Posted Aug 26, 2013 by Martin Armstrong
QUESTION: Mr. Armstrong, Thanks for your active blog…I feel that l am learning a lot but questions appear to be arriving as quick as answers!
It seems to me that in order for gold to shine, capital must concentrate on the commodity. This, you have stated, will likely come after the Dow sees a phase transition – the flight to quality following the Dow phase transition will be into private assets (including gold) rather than into traditionally-safe treasuries. My question for you – given that 2014 is the start of a war cycle, couldn’t war (eg, in Syria) cause gold to move into the next phase without the Dow entering a phase transition?
Thank you Sir. Please come back to Asia for more conferences (Seoul is a great city to visit).
ANSWER: It has always been a popular notion that war is bullish for gold. That is not actually 100% correct. We studied this aspect using centuries of data. The more accurate statement is that capital fees from wherever the conflict takes place. Simply buying gold is of no use if there is no place to store it.
Looking at World War I and II, capital fled Europe and moved into the dollar. This drove the dollar up and from 1896 when J.P. Morgan had to lend the US Treasury gold because it was broke, by 1950 the US held 76% of the entire world gold reserves. Everything fled here away from the conflict since you could not store the gold in a bank and probably the only other alternative was to bury your cash as had been the case since ancient times as illustrated above. As shown here, it was money in general, not merely gold. You find that after World War II, even the rarities in stamps and coins of Europe were in the USA.
Here is a hoard of Byzantine gold coins discovered in Jerusalem. Hiding money during times of war has been a long-standing tradition. It did not matter if it was gold, silver, or bronze coins. People have buried their money whenever conflict erupts. This is why so many ancient coins have survived. There have been hoards that cluster around geopolitical turmoil. Indeed, there was a book known as Historia Augusta (Historia Augustaconsists), which is a collection of biographies of Roman emperors from about 117-285AD. This work has been greatly criticized by academics who called it a fraud and fiction because it listed so many emperors during the 3rd century they had never heard of.
One of those emperors was Saturninus (280AD). In Egypt, a hoard of gold coins was discovered from this chaotic period of civil war where few emperors lasted even 2 years and many just weeks. In that hoard, there were two Saturninus aurei found. This proved the academics were as wrong about Historia Augusta as they had been about Homer, which they had also declared to be just fiction until Heinrich Schliemann (1822-1890) discovered Troy, Mycenae, Thebes etc.. To this day, despite all the evidence that has surfaced, some academics largely still seek to tarnish Historia Augusta because like government, they just have a hard time admitting mistakes. They cannot prove their allegations – so they just make them up.

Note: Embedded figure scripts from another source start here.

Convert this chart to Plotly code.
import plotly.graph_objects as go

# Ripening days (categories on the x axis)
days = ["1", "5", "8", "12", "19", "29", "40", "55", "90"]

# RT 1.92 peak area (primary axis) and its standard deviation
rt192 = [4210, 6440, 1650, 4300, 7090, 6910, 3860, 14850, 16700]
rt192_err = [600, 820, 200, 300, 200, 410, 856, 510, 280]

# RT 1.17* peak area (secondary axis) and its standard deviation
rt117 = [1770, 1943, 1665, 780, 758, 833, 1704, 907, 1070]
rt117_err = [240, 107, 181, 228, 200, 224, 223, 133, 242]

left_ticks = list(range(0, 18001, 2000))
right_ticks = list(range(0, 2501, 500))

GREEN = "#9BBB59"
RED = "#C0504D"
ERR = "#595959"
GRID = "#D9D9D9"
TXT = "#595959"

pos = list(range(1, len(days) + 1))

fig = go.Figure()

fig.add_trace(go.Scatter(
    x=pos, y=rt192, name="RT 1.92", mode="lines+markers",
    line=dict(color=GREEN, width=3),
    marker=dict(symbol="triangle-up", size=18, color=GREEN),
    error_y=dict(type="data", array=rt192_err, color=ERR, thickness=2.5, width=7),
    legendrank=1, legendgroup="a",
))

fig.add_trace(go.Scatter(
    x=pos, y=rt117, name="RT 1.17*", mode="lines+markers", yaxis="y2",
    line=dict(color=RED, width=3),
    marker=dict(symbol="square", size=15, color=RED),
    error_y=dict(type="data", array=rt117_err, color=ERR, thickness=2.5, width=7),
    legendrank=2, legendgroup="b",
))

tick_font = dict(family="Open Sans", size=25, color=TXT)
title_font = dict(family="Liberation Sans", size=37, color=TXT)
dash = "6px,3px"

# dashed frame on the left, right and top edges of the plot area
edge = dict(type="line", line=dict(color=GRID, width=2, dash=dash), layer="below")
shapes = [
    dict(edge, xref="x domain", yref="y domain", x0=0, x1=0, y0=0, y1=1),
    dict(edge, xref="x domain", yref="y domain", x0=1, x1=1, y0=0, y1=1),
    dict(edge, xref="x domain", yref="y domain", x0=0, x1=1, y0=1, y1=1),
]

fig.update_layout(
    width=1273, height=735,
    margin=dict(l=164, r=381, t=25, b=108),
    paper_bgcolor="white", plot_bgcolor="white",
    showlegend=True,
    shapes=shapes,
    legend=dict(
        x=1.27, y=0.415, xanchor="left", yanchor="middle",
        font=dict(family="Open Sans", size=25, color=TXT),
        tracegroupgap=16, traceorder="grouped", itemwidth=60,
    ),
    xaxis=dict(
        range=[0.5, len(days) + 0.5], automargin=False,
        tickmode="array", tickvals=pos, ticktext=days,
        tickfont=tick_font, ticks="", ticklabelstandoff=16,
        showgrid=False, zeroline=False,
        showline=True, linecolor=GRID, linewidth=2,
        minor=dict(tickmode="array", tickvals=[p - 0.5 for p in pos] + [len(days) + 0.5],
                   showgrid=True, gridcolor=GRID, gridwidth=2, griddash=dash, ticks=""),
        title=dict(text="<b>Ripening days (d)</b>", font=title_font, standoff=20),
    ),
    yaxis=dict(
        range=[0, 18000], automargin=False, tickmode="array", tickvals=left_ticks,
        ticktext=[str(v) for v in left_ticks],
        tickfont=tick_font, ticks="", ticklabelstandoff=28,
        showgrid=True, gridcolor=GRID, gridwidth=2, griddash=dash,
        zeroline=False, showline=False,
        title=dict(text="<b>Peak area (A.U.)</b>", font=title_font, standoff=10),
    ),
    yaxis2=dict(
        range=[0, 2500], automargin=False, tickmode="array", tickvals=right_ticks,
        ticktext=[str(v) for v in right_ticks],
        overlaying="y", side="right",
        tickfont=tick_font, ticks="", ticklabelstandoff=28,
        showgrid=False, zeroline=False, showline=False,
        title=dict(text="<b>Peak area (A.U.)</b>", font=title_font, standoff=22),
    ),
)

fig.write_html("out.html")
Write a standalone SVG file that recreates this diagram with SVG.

All this research has been fascinating. Both World War I and II as well as the Suez Canal Crisis all sent capital rushing into the dollar. However, when there was the Cuban Missile Crisis, capital fled the USA and went to Europe. During the Korean War and Vietnam War, gold did not rise but the dollar declined largely due to inflation.
The bottom line, war will not make gold rise on a SUSTAINABLE basis. It will make capital flows shift away from the area of conflict. If there is a crisis in the Middle East, we should expect oil to rise and gold will rise as well, but this will not be the reason for a sustainable breakout. For that we really need the MAJORITY to begin to see the Sovereign Debt Crisis and begin to question the sustainability of the world financial system. When we see the shift from PUBLIC to PRIVATE, then we will see gold start to breakout. Forget the inflation an war scenarios. Those are not sustainable and historically provide just brief spike rallies and the market collapses from where it came.